C’è solo ottimismo dietro ai fondi americani che investono nel calcio italiano?
Perché i fondi di investimento americani sono così interessati al calcio italiano? Ipotesi ottimiste, realiste e fantascientifiche
Se fino a poco più di dieci anni fa le proprietà erano italiane, oggi sono ben 17 le squadre del calcio professionistico (Serie A, B e C) in mano straniera. La fanno da padrone gli americani, sono quasi tutte loro. Con il passaggio del 55% delle quote di La Dea S.r.l.. dalla famiglia Percassi a un gruppo di investitori guidati da Stephen Pagliuca, Ceo di Bain Capital, uno dei principali fondi di investimento globali con sede a Boston, le proprietà americane sono salite a 11 su 17. Oltre a Parma, Pisa e Spal in Serie B, al Cesena in Serie C, ben 7 delle 20 squadre di Serie A sono a stelle e strisce: Atalanta, Fiorentina, Genoa, Milan, Roma, Spezia e Venezia.
Quali sono i motivi? L’ipotesi ottimista vuole che i club offrano ottime possibilità di guadagno tra stadi, diritti tv, sponsor e mercato. Ora, un sistema che fattura circa 3,5 miliardi l’anno a fronte di 5,3 miliardi di debiti, in cui i nuovi stadi rimangono chimere, gli sponsor fuggono a gambe levate e i diritti tv sono sempre più al ribasso, incidendo per il 66% sul decremento del valore della produzione (fonte: Report Calcio Figc 2021) smentisce ogni tentazione ottimista.
Per l’ipotesi realista, invece, è proprio l’arretratezza del nostro pallone a renderlo appetitoso: ci sono stadi da costruire, interi quartieri cittadini su cui ottenere compensazioni edilizie, fughe nel turismo esperienziale mordi e fuggi. Gli americani verrebbero qui a fare quello che noi non siamo capaci, quindi viva gli americani.
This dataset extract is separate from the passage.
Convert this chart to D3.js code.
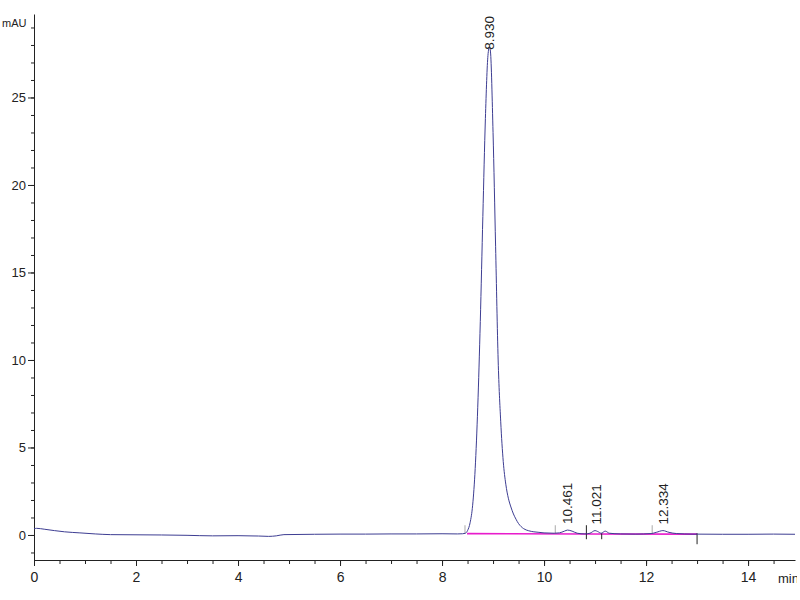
<!DOCTYPE html>
<html>
<head>
<meta charset="utf-8">
<script src="https://cdn.jsdelivr.net/npm/d3@7"></script>
<style>
  body { margin: 0; background: #fff; }
  svg text { font-family: "Liberation Sans Narrow", "Liberation Sans", Arial, sans-serif; fill: #222; }
</style>
</head>
<body>
<svg id="chrom_svg" width="800" height="600"></svg>
<script>
// retention time (min) and signal (mAU)
var times = [0.00, 0.05, 0.20, 0.40, 0.60, 0.90, 1.20, 1.50, 2.00, 2.50, 3.00, 3.50, 4.00, 4.40, 4.60, 4.75, 4.90,
  5.50, 6.00, 6.50, 7.00, 7.50, 8.00, 8.30, 8.40, 8.45, 8.50, 8.55, 8.60, 8.65, 8.70, 8.75, 8.80, 8.85, 8.90,
  8.93, 8.95, 9.00, 9.05, 9.10, 9.15, 9.20, 9.25, 9.30, 9.35, 9.40, 9.45, 9.50, 9.55, 9.60, 9.70, 9.80, 9.90,
  10.00, 10.20, 10.30, 10.40, 10.46, 10.55, 10.65, 10.80, 10.90, 11.00, 11.05, 11.12, 11.20, 11.28, 11.50, 11.80,
  12.10, 12.20, 12.33, 12.45, 12.60, 12.90, 13.50, 14.00, 14.50, 14.92];
var signal = [0.35, 0.38, 0.33, 0.25, 0.18, 0.12, 0.06, 0.02, 0.01, 0.00, -0.02, -0.05, -0.04, -0.06, -0.08, -0.05, 0.02,
  0.04, 0.05, 0.05, 0.06, 0.06, 0.07, 0.06, 0.07, 0.09, 0.25, 0.7, 1.7, 3.8, 7.3, 12.2, 18.2, 23.8, 27.4,
  27.9, 27.6, 23.0, 16.5, 10.0, 6.5, 4.2, 2.9, 2.1, 1.6, 1.2, 0.9, 0.65, 0.48, 0.36, 0.24, 0.18, 0.15,
  0.12, 0.10, 0.12, 0.22, 0.28, 0.22, 0.10, 0.06, 0.10, 0.25, 0.20, 0.10, 0.22, 0.10, 0.06, 0.05,
  0.08, 0.15, 0.25, 0.15, 0.08, 0.05, 0.04, 0.04, 0.05, 0.04];

// peak labels
var peakTimes = [8.930, 10.461, 11.021, 12.334];
var peakHeights = [27.9, 0.28, 0.25, 0.25];
var peakLabels = ['8.930', '10.461', '11.021', '12.334'];

// integration baselines [t1, v1, t2, v2]
var baseSegs = [[8.49, 0.08, 10.83, 0.06], [10.83, 0.06, 13.0, 0.05]];
// integration event marks
var eventsFaint = [8.45, 10.22, 12.12];
var eventsDark = [10.83, 11.13, 13.0];

var xMajor = [0, 2, 4, 6, 8, 10, 12, 14];
var yMajor = [0, 5, 10, 15, 20, 25];

var margin = { top: 14, right: 5, bottom: 40, left: 34 },
  width = 800 - margin.left - margin.right,
  height = 600 - margin.top - margin.bottom;

var svg = d3.select('#chrom_svg');
var g = svg.append('g').attr('transform', 'translate(' + margin.left + ',' + margin.top + ')');

var x = d3.scaleLinear().domain([0, 14.92]).range([0, width]);
var y = d3.scaleLinear().domain([-1.43, 29.77]).range([height, 0]);

var xMinor = d3.range(0, 14.9, 0.5);
var yMinor = d3.range(-1, 30, 1);

// minor ticks
g.append('g')
  .attr('transform', 'translate(0,' + height + ')')
  .call(d3.axisBottom(x).tickValues(xMinor).tickSize(4).tickFormat(''))
  .call(a => a.select('.domain').remove());
g.append('g')
  .call(d3.axisLeft(y).tickValues(yMinor).tickSize(3).tickFormat(''))
  .call(a => a.select('.domain').remove());

// major ticks + labels
var xAxis = g.append('g')
  .attr('transform', 'translate(0,' + height + ')')
  .call(d3.axisBottom(x).tickValues(xMajor).tickSize(6).tickSizeOuter(0).tickPadding(6).tickFormat(d3.format('d')));
xAxis.selectAll('text').style('font-size', '14px');

var yAxis = g.append('g')
  .call(d3.axisLeft(y).tickValues(yMajor).tickSize(6).tickSizeOuter(0).tickPadding(2).tickFormat(d3.format('d')));
yAxis.selectAll('text').style('font-size', '13px');

svg.selectAll('.domain, .tick line').attr('stroke', '#222');

svg.append('text').attr('x', 2).attr('y', 27).style('font-size', '11px').text('mAU');

svg.append('clipPath').attr('id', 'unitclip')
  .append('rect').attr('x', 0).attr('y', 0).attr('width', 797).attr('height', 600);
svg.append('text').attr('x', 778).attr('y', 583).attr('clip-path', 'url(#unitclip)')
  .style('font-size', '13px').text('min');

// integration baselines
g.selectAll('.baseseg')
  .data(baseSegs)
  .enter()
  .append('line')
  .attr('x1', d => x(d[0])).attr('y1', d => y(d[1]))
  .attr('x2', d => x(d[2])).attr('y2', d => y(d[3]))
  .attr('stroke', '#e81ccc')
  .attr('stroke-width', 1.6);

// event marks
g.selectAll('.evfaint')
  .data(eventsFaint)
  .enter()
  .append('line')
  .attr('x1', d => x(d)).attr('x2', d => x(d))
  .attr('y1', y(0.1) - 8).attr('y2', y(0.1))
  .attr('stroke', '#aaa');
g.selectAll('.evdark')
  .data(eventsDark)
  .enter()
  .append('line')
  .attr('x1', d => x(d)).attr('x2', d => x(d))
  .attr('y1', (d, i) => i == 0 ? y(0.1) - 8 : y(0.1))
  .attr('y2', (d, i) => y(0.1) + (i == 2 ? 11 : 6))
  .attr('stroke', '#222');

// trace
var pts = times.map((t, i) => [t, signal[i]]);
var line = d3.line().x(d => x(d[0])).y(d => y(d[1])).curve(d3.curveMonotoneX);
g.append('path')
  .datum(pts)
  .attr('fill', 'none')
  .attr('stroke', '#3d3d92')
  .attr('stroke-width', 1)
  .attr('d', line);

// peak labels, rotated
var labels = g.selectAll('.plabel')
  .data(peakTimes)
  .enter()
  .append('text')
  .attr('class', 'plabel')
  .style('font-family', '"Liberation Sans", Arial, sans-serif')
  .style('font-size', '13.5px')
  .attr('dy', '0.36em')
  .text((d, i) => peakLabels[i]);

labels.each(function (d, i) {
  var len = this.getComputedTextLength();
  var sy = Math.max(y(peakHeights[i]) - 6, len + 2);
  d3.select(this).attr('transform', 'translate(' + x(d) + ',' + sy + ') rotate(-90)');
});
</script>
</body>
</html>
C’è anche, però, un’ipotesi fantascientifica, che immagina una Serie A a trazione messicana. Secondo questa ipotesi, i cartelli del narcotraffico messicano sono pieni di soldi, ma sono sporchi, vanno puliti. Allora che fanno? Comprano i club di Serie A tramite holding con sedi nei paradisi fiscali (è una pura coincidenza che siano davvero lì molte attuali proprietà del nostro pallone) e in questo modo possono trasferire dal nulla soldi freschi su un mercato legale. Poi, dato che il pallone permette operazioni assurde, tra cui quella di pagare decine di milioni il cartellino di un ragazzo che magari neppure sa giocare a pallone, si possono spostare questi soldi alla luce del sole ad altre società con sedi misteriose (come spesso succede). E per assurdo, se la squadra che paga e quella che riceve (anche questo nel calcio è prassi, ma sempre per caso) sono controllate dallo stesso cartello di narcotrafficanti, ecco che i soldi che rientrano non sono solo puliti. Sono splendenti, abbaglianti. Il calcio, e in particolare un calcio arretrato e con pochissimi controlli come il nostro, escluse per certi aspetti le società quotate in borsa, diventerebbe quindi una enorme lavanderia a cielo aperto per riciclare denaro sporco. C’è un piccolo problema, tutto questo è moralmente orrendo e legalmente impossibile.
Per fortuna è solo un’ipotesi fantascientifica: la Serie A è in mano a fondi d’investimento americani e non ai cartelli del narcotraffico messicano. C’è da essere ottimisti.